THE closest of Keats's friends were his two brothers, both young men of intelligence with similar tastes to his own. George was Keats's complement, sanguine and cheerful where he was pessimistic and moody, more practical than his greater brother who was careless in worldly affairs. Of Tom's character we know little beyond that he too was of a sanguine nature and had 'an exquisite love of life.' There was no one who understood John so well as Tom. All three brothers shared in a love of Shakespeare.

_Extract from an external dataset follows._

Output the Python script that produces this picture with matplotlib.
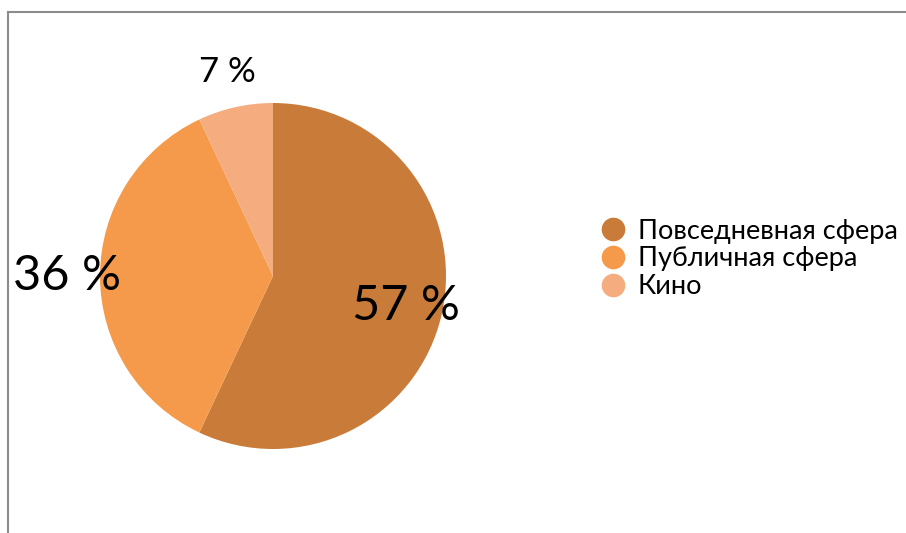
import numpy as np
import matplotlib.pyplot as plt
from matplotlib.lines import Line2D

plt.rcParams['font.family'] = ['Lato', 'DejaVu Sans']

categories = ["Повседневная сфера", "Публичная сфера", "Кино"]
values = [57, 36, 7]
colors = ["#C97B3A", "#F59A4A", "#F5AD7F"]

# per-label style
label_dist = [0.79, 1.19, 1.21]
label_size = [35, 35, 25]

fig = plt.figure(figsize=(9.06, 5.33), dpi=100)
ax = fig.add_axes([0, 0, 1, 1])

wedges, _ = ax.pie(values, colors=colors, startangle=90, counterclock=False,
                   center=(273, 257), radius=173, frame=True)
ax.set_xlim(0, 906)
ax.set_ylim(0, 533)
ax.set_aspect("equal")
ax.axis("off")

for w, v, d, s in zip(wedges, values, label_dist, label_size):
    ang = np.deg2rad((w.theta1 + w.theta2) / 2)
    x = w.center[0] + d * w.r * np.cos(ang)
    y = w.center[1] + d * w.r * np.sin(ang)
    ax.text(x, y, f"{v} %", fontsize=s, ha="center", va="center", color="black")

# frame lines
fig.add_artist(Line2D([8 / 906, 8 / 906], [0, 1 - 12 / 533], color="#8c8c8c", lw=1.5))
fig.add_artist(Line2D([8 / 906, 1], [1 - 12 / 533, 1 - 12 / 533], color="#8c8c8c", lw=1.5))

handles = [Line2D([], [], marker="o", ls="", markersize=16, color=c) for c in colors]
leg = ax.legend(handles, categories, loc="center left", bbox_to_anchor=(600 / 906, 1 - 259 / 533),
                frameon=False, fontsize=19.5, handletextpad=0.45, labelspacing=0.1,
                handlelength=0.95, borderaxespad=0, borderpad=0)

fig.savefig("out.png", dpi=100)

When George and Tom left school they both entered Abbey's tea warehouse1 at 4 Pancras Lane. George we know lived at one time over the business and probably both brothers lived in the Abbey household in winter when their guardian, like most City tradesmen, moved in from Walthamstow with his family. They would therefore be for some months of the year with their little sister, Fanny.

Tom, tall, thin and narrow-chested, soon to become an invalid, did not remain long in the warehouse. To us but a shadowy figure, we know little of his movements. There is a bare record of a visit to Lyons. As Abbey had an interest in a hatter's in the Poultry and Lyons was a centre for hatmaking, Tom may have been sent there to gain some knowledge of the trade. But Tom was not fitted for the battle of life. His illness, combined with the cost of maintaining Keats at Guy's, was a heavy drain on the estate. Money difficulties were early to dog the steps of these unfortunate boys.

On Tom's seventeenth birthday, November 18th, 1816, John wrote a tender sonnet into which he put his love, the friendship between the brothers, their mutual delight in Shakespeare and a wish, pitiful to the reader, that they may long be together:

Small, busy flames play through the fresh laid coals,
And their faint cracklings o'er our silence creep
Like whispers of the household gods that keep
A gentle empire o'er fraternal souls.
And while, for rhymes, I search around the poles,
Your eyes are fix'd, as in poetic sleep,
Upon the lore so voluble and deep,
That aye at fall of night our care condoles.

____________________
1
Mason's, the oldest tea-shop in the City, stood on this site before it was destroyed by enemy action.